» **Exercise description**
Transcribe the full listing exactly, and drop every picture.

» **Stored entries**
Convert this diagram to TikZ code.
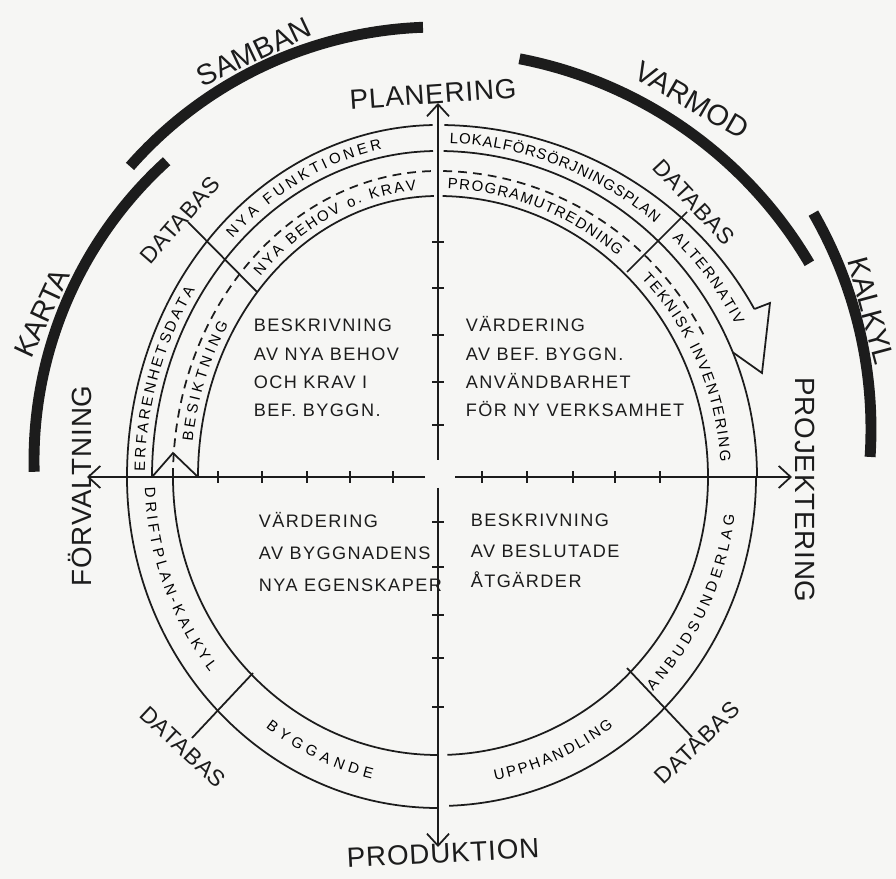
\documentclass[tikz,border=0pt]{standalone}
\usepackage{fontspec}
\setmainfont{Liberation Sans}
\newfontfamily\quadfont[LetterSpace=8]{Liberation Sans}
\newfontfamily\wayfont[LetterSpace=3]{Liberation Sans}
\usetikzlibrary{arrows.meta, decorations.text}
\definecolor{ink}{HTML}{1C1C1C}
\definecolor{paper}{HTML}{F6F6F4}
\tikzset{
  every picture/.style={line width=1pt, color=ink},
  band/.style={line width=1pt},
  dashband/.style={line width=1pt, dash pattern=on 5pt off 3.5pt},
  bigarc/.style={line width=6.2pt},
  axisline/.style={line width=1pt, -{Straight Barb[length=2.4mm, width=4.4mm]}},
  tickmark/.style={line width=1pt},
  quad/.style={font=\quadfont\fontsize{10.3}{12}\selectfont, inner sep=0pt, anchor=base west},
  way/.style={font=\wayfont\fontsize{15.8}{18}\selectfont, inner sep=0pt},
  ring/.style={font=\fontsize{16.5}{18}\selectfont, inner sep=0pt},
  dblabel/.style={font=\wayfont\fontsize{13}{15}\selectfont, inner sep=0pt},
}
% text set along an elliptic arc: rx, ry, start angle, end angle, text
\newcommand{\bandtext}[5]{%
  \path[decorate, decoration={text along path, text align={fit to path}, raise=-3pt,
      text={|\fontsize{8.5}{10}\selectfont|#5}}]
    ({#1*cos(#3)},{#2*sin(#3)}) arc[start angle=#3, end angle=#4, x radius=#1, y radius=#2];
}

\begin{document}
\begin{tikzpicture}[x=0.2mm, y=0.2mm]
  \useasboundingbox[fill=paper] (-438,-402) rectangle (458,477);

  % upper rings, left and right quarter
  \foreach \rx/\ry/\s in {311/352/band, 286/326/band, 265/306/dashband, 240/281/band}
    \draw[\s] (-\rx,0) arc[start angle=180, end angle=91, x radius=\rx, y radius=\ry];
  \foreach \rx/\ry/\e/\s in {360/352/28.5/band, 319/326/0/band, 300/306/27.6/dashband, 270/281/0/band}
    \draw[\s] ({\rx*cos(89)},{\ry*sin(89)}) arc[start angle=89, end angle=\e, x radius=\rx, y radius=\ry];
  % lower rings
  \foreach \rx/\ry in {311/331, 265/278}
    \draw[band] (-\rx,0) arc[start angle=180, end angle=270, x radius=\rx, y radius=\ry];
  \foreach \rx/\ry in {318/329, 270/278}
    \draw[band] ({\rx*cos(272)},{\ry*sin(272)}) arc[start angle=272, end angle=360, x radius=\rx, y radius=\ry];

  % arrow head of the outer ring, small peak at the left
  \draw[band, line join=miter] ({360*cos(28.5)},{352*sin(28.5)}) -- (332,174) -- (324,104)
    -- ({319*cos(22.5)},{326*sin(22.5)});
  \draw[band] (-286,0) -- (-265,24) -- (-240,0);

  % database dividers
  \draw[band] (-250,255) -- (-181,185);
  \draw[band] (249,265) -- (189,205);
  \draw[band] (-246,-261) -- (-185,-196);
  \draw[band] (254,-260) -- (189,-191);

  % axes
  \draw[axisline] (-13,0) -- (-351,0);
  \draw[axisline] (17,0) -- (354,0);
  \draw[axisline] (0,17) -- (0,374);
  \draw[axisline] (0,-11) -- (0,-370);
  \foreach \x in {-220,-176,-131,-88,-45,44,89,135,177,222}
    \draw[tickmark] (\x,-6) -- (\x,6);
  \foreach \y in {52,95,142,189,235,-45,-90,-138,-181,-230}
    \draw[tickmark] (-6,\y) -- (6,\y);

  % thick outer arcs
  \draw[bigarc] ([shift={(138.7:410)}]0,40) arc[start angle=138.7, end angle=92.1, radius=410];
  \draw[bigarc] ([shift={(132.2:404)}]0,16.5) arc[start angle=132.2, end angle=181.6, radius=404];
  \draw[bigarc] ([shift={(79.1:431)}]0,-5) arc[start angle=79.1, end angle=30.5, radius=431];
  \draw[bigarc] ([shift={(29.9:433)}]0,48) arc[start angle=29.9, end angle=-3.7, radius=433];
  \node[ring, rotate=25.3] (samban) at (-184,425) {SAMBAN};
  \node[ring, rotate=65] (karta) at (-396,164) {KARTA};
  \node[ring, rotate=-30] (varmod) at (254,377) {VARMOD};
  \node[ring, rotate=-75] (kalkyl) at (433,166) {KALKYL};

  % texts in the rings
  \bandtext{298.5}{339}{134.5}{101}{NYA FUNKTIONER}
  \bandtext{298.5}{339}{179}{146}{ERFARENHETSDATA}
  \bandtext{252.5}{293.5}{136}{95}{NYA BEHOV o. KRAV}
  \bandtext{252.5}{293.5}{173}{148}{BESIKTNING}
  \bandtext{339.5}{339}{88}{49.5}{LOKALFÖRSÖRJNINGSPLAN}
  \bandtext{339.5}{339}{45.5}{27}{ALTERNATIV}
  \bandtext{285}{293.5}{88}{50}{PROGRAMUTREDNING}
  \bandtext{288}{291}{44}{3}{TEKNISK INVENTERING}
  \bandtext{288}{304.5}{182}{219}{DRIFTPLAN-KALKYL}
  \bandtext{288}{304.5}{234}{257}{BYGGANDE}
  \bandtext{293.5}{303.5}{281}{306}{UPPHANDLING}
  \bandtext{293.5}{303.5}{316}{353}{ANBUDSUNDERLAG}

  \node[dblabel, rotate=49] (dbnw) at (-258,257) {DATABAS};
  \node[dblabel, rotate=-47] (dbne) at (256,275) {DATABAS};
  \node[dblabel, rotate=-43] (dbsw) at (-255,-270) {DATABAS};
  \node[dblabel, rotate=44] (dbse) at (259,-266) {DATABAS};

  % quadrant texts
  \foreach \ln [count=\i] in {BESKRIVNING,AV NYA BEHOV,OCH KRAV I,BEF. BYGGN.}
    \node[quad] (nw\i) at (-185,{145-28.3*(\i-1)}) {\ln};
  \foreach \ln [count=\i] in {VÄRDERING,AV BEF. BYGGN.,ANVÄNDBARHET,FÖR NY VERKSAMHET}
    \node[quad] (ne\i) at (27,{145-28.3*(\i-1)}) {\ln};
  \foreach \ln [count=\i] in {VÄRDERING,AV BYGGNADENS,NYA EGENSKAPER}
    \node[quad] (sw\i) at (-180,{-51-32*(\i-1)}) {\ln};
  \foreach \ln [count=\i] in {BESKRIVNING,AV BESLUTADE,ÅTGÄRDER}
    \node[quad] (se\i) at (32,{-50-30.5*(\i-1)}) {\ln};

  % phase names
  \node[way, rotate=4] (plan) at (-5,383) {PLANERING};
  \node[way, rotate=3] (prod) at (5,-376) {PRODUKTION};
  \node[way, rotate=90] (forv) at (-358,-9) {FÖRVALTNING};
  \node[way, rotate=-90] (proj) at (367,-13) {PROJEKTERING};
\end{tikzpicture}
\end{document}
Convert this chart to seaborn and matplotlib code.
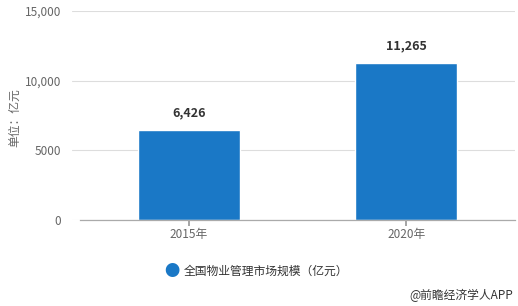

» **Exercise solution**
Convert this diagram to TikZ code.
\documentclass[tikz,border=0pt]{standalone}
\usepackage{fontspec}
\setmainfont{Liberation Sans}
\newfontfamily\quadfont[LetterSpace=8]{Liberation Sans}
\newfontfamily\wayfont[LetterSpace=3]{Liberation Sans}
\usetikzlibrary{arrows.meta, decorations.text}
\definecolor{ink}{HTML}{1C1C1C}
\definecolor{paper}{HTML}{F6F6F4}
\tikzset{
  every picture/.style={line width=1pt, color=ink},
  band/.style={line width=1pt},
  dashband/.style={line width=1pt, dash pattern=on 5pt off 3.5pt},
  bigarc/.style={line width=6.2pt},
  axisline/.style={line width=1pt, -{Straight Barb[length=2.4mm, width=4.4mm]}},
  tickmark/.style={line width=1pt},
  quad/.style={font=\quadfont\fontsize{10.3}{12}\selectfont, inner sep=0pt, anchor=base west},
  way/.style={font=\wayfont\fontsize{15.8}{18}\selectfont, inner sep=0pt},
  ring/.style={font=\fontsize{16.5}{18}\selectfont, inner sep=0pt},
  dblabel/.style={font=\wayfont\fontsize{13}{15}\selectfont, inner sep=0pt},
}
% text set along an elliptic arc: rx, ry, start angle, end angle, text
\newcommand{\bandtext}[5]{%
  \path[decorate, decoration={text along path, text align={fit to path}, raise=-3pt,
      text={|\fontsize{8.5}{10}\selectfont|#5}}]
    ({#1*cos(#3)},{#2*sin(#3)}) arc[start angle=#3, end angle=#4, x radius=#1, y radius=#2];
}

\begin{document}
\begin{tikzpicture}[x=0.2mm, y=0.2mm]
  \useasboundingbox[fill=paper] (-438,-402) rectangle (458,477);

  % upper rings, left and right quarter
  \foreach \rx/\ry/\s in {311/352/band, 286/326/band, 265/306/dashband, 240/281/band}
    \draw[\s] (-\rx,0) arc[start angle=180, end angle=91, x radius=\rx, y radius=\ry];
  \foreach \rx/\ry/\e/\s in {360/352/28.5/band, 319/326/0/band, 300/306/27.6/dashband, 270/281/0/band}
    \draw[\s] ({\rx*cos(89)},{\ry*sin(89)}) arc[start angle=89, end angle=\e, x radius=\rx, y radius=\ry];
  % lower rings
  \foreach \rx/\ry in {311/331, 265/278}
    \draw[band] (-\rx,0) arc[start angle=180, end angle=270, x radius=\rx, y radius=\ry];
  \foreach \rx/\ry in {318/329, 270/278}
    \draw[band] ({\rx*cos(272)},{\ry*sin(272)}) arc[start angle=272, end angle=360, x radius=\rx, y radius=\ry];

  % arrow head of the outer ring, small peak at the left
  \draw[band, line join=miter] ({360*cos(28.5)},{352*sin(28.5)}) -- (332,174) -- (324,104)
    -- ({319*cos(22.5)},{326*sin(22.5)});
  \draw[band] (-286,0) -- (-265,24) -- (-240,0);

  % database dividers
  \draw[band] (-250,255) -- (-181,185);
  \draw[band] (249,265) -- (189,205);
  \draw[band] (-246,-261) -- (-185,-196);
  \draw[band] (254,-260) -- (189,-191);

  % axes
  \draw[axisline] (-13,0) -- (-351,0);
  \draw[axisline] (17,0) -- (354,0);
  \draw[axisline] (0,17) -- (0,374);
  \draw[axisline] (0,-11) -- (0,-370);
  \foreach \x in {-220,-176,-131,-88,-45,44,89,135,177,222}
    \draw[tickmark] (\x,-6) -- (\x,6);
  \foreach \y in {52,95,142,189,235,-45,-90,-138,-181,-230}
    \draw[tickmark] (-6,\y) -- (6,\y);

  % thick outer arcs
  \draw[bigarc] ([shift={(138.7:410)}]0,40) arc[start angle=138.7, end angle=92.1, radius=410];
  \draw[bigarc] ([shift={(132.2:404)}]0,16.5) arc[start angle=132.2, end angle=181.6, radius=404];
  \draw[bigarc] ([shift={(79.1:431)}]0,-5) arc[start angle=79.1, end angle=30.5, radius=431];
  \draw[bigarc] ([shift={(29.9:433)}]0,48) arc[start angle=29.9, end angle=-3.7, radius=433];
  \node[ring, rotate=25.3] (samban) at (-184,425) {SAMBAN};
  \node[ring, rotate=65] (karta) at (-396,164) {KARTA};
  \node[ring, rotate=-30] (varmod) at (254,377) {VARMOD};
  \node[ring, rotate=-75] (kalkyl) at (433,166) {KALKYL};

  % texts in the rings
  \bandtext{298.5}{339}{134.5}{101}{NYA FUNKTIONER}
  \bandtext{298.5}{339}{179}{146}{ERFARENHETSDATA}
  \bandtext{252.5}{293.5}{136}{95}{NYA BEHOV o. KRAV}
  \bandtext{252.5}{293.5}{173}{148}{BESIKTNING}
  \bandtext{339.5}{339}{88}{49.5}{LOKALFÖRSÖRJNINGSPLAN}
  \bandtext{339.5}{339}{45.5}{27}{ALTERNATIV}
  \bandtext{285}{293.5}{88}{50}{PROGRAMUTREDNING}
  \bandtext{288}{291}{44}{3}{TEKNISK INVENTERING}
  \bandtext{288}{304.5}{182}{219}{DRIFTPLAN-KALKYL}
  \bandtext{288}{304.5}{234}{257}{BYGGANDE}
  \bandtext{293.5}{303.5}{281}{306}{UPPHANDLING}
  \bandtext{293.5}{303.5}{316}{353}{ANBUDSUNDERLAG}

  \node[dblabel, rotate=49] (dbnw) at (-258,257) {DATABAS};
  \node[dblabel, rotate=-47] (dbne) at (256,275) {DATABAS};
  \node[dblabel, rotate=-43] (dbsw) at (-255,-270) {DATABAS};
  \node[dblabel, rotate=44] (dbse) at (259,-266) {DATABAS};

  % quadrant texts
  \foreach \ln [count=\i] in {BESKRIVNING,AV NYA BEHOV,OCH KRAV I,BEF. BYGGN.}
    \node[quad] (nw\i) at (-185,{145-28.3*(\i-1)}) {\ln};
  \foreach \ln [count=\i] in {VÄRDERING,AV BEF. BYGGN.,ANVÄNDBARHET,FÖR NY VERKSAMHET}
    \node[quad] (ne\i) at (27,{145-28.3*(\i-1)}) {\ln};
  \foreach \ln [count=\i] in {VÄRDERING,AV BYGGNADENS,NYA EGENSKAPER}
    \node[quad] (sw\i) at (-180,{-51-32*(\i-1)}) {\ln};
  \foreach \ln [count=\i] in {BESKRIVNING,AV BESLUTADE,ÅTGÄRDER}
    \node[quad] (se\i) at (32,{-50-30.5*(\i-1)}) {\ln};

  % phase names
  \node[way, rotate=4] (plan) at (-5,383) {PLANERING};
  \node[way, rotate=3] (prod) at (5,-376) {PRODUKTION};
  \node[way, rotate=90] (forv) at (-358,-9) {FÖRVALTNING};
  \node[way, rotate=-90] (proj) at (367,-13) {PROJEKTERING};
\end{tikzpicture}
\end{document}
Convert this chart to seaborn and matplotlib code.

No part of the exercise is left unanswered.